# Keyboard backlight not working - G110



## nobir (Jun 17, 2009)

Hi guys,


I have a relatively old keyboard which supports backlighting of the keys (Logitech G110). The keyboard has been working fine for the past 5 or so years, but now the lights don't work as they should.

Here's the thing. When I turn on my computer, my keyboard won't light up anymore and it won't be picked up by the Logitech Gaming Software. The keyboard itself works fine, though, I can type without problems.

However, if I unplug my keyboard from the USB port at 11pm, for example, when I go to sleep and plug it back in at 4pm the next day, the lights somehow spring back to life and the software recognises the keyboard. But this excitement is short lived because 15-20 minutes later, the lights turn off again and the software shows no found devices.

What I've tried so far:

- contacted Logitech support (no help whatsoever)
- tried different USB ports (2.0 and 3.0) on my computer and even tried plugging it in my laptop - same problem
- tried moving the keyboard cable up, down, left, right to see if there was a problem with the contacts - no results

Any tips would be greatly appreciated.


----------



## Confounded Also (Aug 19, 2015)

My one 'tip' is that Logitech's quality no longer lives up to the name they once built. As you found out, their support is non-existent. I have become hesitant to buy more of their products, though I can't really find a comparable wireless Trackball and I really need a spare.

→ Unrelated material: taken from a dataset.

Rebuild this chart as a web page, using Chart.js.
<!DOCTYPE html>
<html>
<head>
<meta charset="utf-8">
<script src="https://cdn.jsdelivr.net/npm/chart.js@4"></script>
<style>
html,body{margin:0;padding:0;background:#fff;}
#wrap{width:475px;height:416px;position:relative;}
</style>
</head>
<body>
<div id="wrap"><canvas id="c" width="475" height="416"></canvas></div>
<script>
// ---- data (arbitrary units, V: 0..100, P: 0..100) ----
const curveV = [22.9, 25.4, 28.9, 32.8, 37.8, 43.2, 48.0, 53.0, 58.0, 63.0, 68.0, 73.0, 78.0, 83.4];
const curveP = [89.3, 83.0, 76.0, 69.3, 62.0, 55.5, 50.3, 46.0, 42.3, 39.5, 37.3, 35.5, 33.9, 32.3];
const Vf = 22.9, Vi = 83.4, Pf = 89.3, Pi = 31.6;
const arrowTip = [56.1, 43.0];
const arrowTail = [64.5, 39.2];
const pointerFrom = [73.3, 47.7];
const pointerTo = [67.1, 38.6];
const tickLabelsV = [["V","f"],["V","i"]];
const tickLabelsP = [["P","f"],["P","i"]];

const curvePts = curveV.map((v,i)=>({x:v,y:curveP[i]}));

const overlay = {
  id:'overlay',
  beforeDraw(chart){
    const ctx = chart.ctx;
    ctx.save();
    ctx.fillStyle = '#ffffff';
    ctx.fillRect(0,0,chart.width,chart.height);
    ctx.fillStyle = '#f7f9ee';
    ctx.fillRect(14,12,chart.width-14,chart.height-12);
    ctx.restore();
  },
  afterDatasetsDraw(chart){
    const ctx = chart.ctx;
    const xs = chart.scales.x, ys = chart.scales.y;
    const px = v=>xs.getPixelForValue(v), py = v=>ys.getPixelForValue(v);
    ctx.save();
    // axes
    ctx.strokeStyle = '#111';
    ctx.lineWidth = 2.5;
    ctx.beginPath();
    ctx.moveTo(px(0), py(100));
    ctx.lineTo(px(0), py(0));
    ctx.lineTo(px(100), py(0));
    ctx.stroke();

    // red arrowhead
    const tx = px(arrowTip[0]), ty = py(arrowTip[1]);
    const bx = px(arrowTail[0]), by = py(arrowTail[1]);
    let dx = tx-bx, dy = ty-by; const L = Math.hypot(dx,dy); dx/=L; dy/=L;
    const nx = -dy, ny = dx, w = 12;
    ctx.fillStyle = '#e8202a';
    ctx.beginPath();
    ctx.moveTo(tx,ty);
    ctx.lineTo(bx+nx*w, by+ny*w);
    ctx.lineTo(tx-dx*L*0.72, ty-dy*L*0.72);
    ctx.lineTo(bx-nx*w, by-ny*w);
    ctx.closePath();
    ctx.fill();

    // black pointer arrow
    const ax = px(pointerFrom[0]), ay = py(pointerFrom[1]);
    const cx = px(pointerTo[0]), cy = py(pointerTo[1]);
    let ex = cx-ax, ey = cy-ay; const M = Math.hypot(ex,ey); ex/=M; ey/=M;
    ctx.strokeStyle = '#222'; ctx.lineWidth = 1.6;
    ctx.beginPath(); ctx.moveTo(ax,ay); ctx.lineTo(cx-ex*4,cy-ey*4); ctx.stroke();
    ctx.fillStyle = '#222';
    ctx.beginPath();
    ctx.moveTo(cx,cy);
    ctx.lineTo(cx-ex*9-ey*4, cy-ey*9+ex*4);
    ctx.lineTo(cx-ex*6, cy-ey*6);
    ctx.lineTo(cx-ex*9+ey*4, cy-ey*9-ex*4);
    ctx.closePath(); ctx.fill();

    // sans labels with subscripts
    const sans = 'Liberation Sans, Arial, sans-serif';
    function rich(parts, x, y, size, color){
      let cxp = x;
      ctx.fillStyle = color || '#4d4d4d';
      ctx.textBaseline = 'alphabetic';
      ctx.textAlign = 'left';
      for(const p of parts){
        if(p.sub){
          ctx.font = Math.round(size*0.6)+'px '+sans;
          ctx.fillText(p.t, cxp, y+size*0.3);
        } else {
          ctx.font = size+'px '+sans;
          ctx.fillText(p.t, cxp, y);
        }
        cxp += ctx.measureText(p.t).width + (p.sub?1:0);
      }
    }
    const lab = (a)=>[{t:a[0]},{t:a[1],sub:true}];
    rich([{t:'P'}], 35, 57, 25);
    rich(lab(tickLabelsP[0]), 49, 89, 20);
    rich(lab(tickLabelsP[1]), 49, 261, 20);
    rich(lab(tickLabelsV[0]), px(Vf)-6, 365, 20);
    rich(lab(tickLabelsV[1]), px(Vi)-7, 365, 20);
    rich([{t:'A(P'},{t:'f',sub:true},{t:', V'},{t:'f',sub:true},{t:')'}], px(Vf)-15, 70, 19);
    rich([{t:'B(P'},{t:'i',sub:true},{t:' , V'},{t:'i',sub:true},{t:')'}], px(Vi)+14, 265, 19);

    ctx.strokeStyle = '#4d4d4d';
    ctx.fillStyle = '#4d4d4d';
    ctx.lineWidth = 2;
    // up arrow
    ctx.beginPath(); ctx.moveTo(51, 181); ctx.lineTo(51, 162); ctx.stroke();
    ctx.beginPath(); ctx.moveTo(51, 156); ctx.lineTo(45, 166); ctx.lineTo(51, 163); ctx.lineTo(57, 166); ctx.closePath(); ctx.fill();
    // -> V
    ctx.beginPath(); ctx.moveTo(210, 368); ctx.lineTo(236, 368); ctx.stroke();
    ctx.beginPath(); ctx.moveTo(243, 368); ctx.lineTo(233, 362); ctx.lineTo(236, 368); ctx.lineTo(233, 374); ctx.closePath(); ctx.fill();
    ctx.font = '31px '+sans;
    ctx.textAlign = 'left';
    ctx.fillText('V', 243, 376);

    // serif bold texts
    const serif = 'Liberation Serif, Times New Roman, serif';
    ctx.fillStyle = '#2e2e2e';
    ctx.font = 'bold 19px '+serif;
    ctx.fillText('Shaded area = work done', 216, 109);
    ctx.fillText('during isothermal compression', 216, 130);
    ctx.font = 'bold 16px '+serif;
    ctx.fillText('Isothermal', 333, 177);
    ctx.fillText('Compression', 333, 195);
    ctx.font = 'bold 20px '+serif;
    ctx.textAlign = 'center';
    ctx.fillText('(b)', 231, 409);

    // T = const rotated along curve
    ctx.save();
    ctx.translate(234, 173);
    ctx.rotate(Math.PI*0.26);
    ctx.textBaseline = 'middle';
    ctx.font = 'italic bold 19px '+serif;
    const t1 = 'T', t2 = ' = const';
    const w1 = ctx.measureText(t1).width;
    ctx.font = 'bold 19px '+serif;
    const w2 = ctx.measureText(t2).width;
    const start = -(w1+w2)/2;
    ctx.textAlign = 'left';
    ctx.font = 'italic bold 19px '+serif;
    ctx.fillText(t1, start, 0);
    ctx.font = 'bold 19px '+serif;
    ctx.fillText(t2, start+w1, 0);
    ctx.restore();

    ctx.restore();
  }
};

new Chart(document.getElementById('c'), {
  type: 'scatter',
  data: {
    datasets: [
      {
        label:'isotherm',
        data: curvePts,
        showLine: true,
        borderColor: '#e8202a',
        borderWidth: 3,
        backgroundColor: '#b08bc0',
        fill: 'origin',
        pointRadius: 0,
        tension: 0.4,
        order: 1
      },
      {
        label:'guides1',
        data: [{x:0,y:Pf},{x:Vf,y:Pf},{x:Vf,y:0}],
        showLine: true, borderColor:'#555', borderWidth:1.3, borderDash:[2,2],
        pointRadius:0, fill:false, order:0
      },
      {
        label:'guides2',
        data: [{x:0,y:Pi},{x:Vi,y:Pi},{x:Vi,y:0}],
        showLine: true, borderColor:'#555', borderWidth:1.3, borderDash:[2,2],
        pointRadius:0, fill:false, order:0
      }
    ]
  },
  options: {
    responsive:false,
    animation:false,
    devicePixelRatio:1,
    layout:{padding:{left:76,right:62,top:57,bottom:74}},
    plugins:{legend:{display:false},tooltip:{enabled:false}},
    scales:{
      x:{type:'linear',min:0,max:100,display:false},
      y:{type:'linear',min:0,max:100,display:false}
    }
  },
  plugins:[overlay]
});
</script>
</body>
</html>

I'm guessing some component inside the KB that drives the LEDs and supports the software is failing and it may not be long before the entire KB fails. I would suggest a replacement sooner than later. There are a number of decent lighted wired KBs out there for $30 or less.

.


----------



## nobir (Jun 17, 2009)

Well, I have an update now. The keyboard has been working fine ever since I posted this message. What I did was, I unplugged it completely for the weekend and now it's back to normal.

HOWEVER, it does occasionally "reset" (changes colour back to default purple) whenever I play Battlefield 1. These resets are totally random and can happen during gameplay or when I'm in the main menu. And now that I think about it, I never really had a problem with the keyboard before installing BF1.

Could someone tell me what's happening, please?


----------